Akshay Kumar as the brave, deft, agile, skilled, passionate Sikh soldier is excellent. But all this is powered by his pride in his pagri. He uses his cuteness to endear himself to us, and his romance with Parineeti is quite sweet. He carries the film with his charming confidence, but also on the zeitgeist of our times.
The film awards ceremonies that are to come will be falling over themselves to open envelops and scream out his name. At least this time it will be well deserved.
Though Kesari does say a few right things — “Jung, sarhad sab karobar hai” — its portrayal is uncompromisingly biased. While on the Indian side, a gay joke is cracked, the Afghanis get a sharp-shooting eunuch.
It is true that the tower was set on fire, that the Mullah of Hadda, an influential preacher, had declared jihad, that there was hand-to-hand combat in Saragarhi, the scenes as created — the young signaller sepoy Gurmukh Singh is turned into a walking mashaal, a soldier is impaled, rather beautifully, by swords and daggers — are dramatic, but phoney.
The Battle of Saragarhi is a deeply tragic and inspiring piece of history that needed no embellishments. The more real and honest things had been kept, the less used and abused I would have felt.
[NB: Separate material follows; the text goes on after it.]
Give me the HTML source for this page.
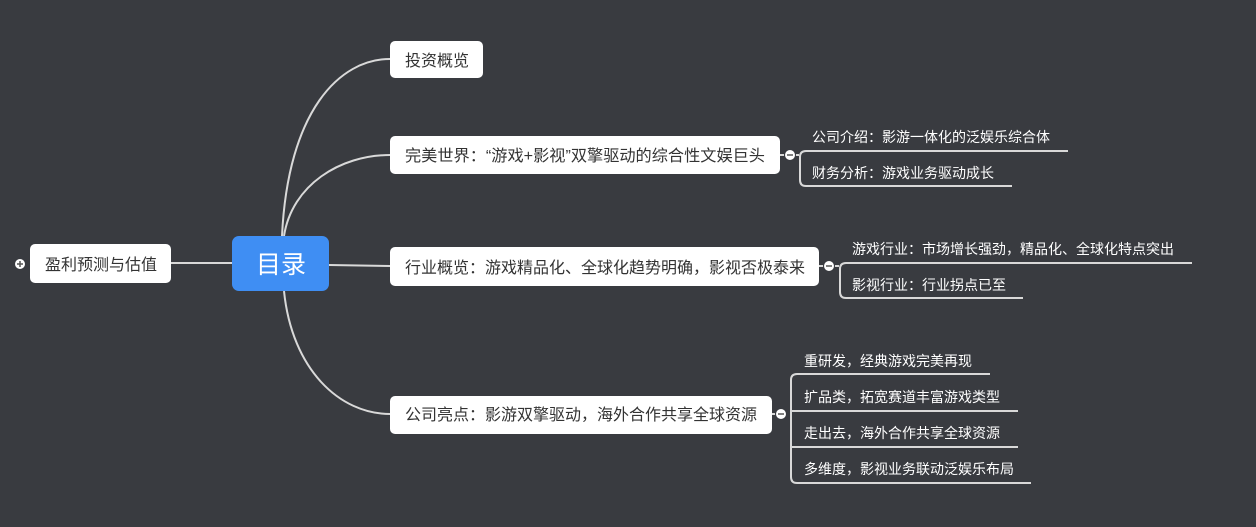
<!DOCTYPE html>
<html><head><meta charset="utf-8"><style>
body{margin:0;width:1256px;height:527px;background:#393b40;overflow:hidden}
svg{display:block}
text{font-family:"Liberation Sans","Noto Sans CJK SC",sans-serif}
</style></head><body>
<svg width="1256" height="527" xmlns="http://www.w3.org/2000/svg">
<g fill="none" stroke="#d9d9d9" stroke-width="2">
<path d="M282,236 C288,110 340,59 390,59"/>
<path d="M284,236 C292,185 340,155 390,155"/>
<path d="M329,265 L390,266"/>
<path d="M284,291 C292,370 340,414 390,414"/>
<path d="M171,263 L232,263"/>
<path d="M780,155 L790,155"/>
<path d="M819,266 L829,266"/>
<path d="M772,414 L781,414"/>
<path d="M790,155 L799,155"/>
<path d="M1068,151 L806,151 Q800,151 800,157 L800,180 Q800,186 806,186 L1012,186"/>
<path d="M829,266 L839,266"/>
<path d="M1192,263 L846,263 Q840,263 840,269 L840,292 Q840,298 846,298 L1023,298"/>
<path d="M990,374 L797,374 Q791,374 791,380 L791,477 Q791,483 797,483 L1031,483"/>
<path d="M791,411 L1018,411"/>
<path d="M791,447 L1018,447"/>
</g>
<rect x="232" y="236" width="97" height="55" rx="7" fill="#3f8ef3"/>
<text x="281" y="273" font-size="25" fill="#fff" text-anchor="middle">目录</text>
<g fill="#fff">
<rect x="30" y="244" width="141" height="39" rx="5"/>
<rect x="390" y="41" width="93" height="37" rx="5"/>
<rect x="390" y="136" width="390" height="38" rx="5"/>
<rect x="390" y="247" width="429" height="39" rx="5"/>
<rect x="390" y="396" width="382" height="38" rx="5"/>
</g>
<g font-size="16" fill="#333">
<text x="45" y="270">盈利预测与估值</text>
<text x="405" y="66">投资概览</text>
<text x="405" y="161" textLength="360" lengthAdjust="spacingAndGlyphs">完美世界：“游戏+影视”双擎驱动的综合性文娱巨头</text>
<text x="405" y="273" textLength="400" lengthAdjust="spacingAndGlyphs">行业概览：游戏精品化、全球化趋势明确，影视否极泰来</text>
<text x="405" y="420" textLength="352" lengthAdjust="spacingAndGlyphs">公司亮点：影游双擎驱动，海外合作共享全球资源</text>
</g>
<g font-size="14" fill="#fff">
<text x="812" y="142">公司介绍：影游一体化的泛娱乐综合体</text>
<text x="812" y="178">财务分析：游戏业务驱动成长</text>
<text x="852" y="254">游戏行业：市场增长强劲，精品化、全球化特点突出</text>
<text x="852" y="290">影视行业：行业拐点已至</text>
<text x="804" y="366">重研发，经典游戏完美再现</text>
<text x="804" y="402">扩品类，拓宽赛道丰富游戏类型</text>
<text x="804" y="438">走出去，海外合作共享全球资源</text>
<text x="804" y="474">多维度，影视业务联动泛娱乐布局</text>
</g>
<g fill="#fff" stroke="#393b40" stroke-width="1">
<circle cx="20" cy="264" r="5.5"/>
<circle cx="790" cy="155" r="5.5"/>
<circle cx="829" cy="266" r="5.5"/>
<circle cx="781" cy="414" r="5.5"/>
</g>
<g stroke="#555" stroke-width="1.5">
<path d="M17,264 H23 M20,261 V267"/>
<path d="M787,155 H793"/>
<path d="M826,266 H832"/>
<path d="M778,414 H784"/>
</g>
</svg>
</body></html>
That apart, Anurag Singh’s Kesari in many parts, especially in the dhol scene, Kesari reminded me of Cy Enfield’s Zulu (1964) about how 150 dog-tired British infantry men at Rorke’s Drift in 1879 and stopped 4,000 Zulu tribesmen.
Singh, who made the huge hits, Punjab 1984 and the Jatt and Juliet series — the top three highest grossers of Punjabi cinema — and his cinematographer, Anshul Chobey, use the stark majesty of the landscape to frame iconic action images that will remain seared in my memory.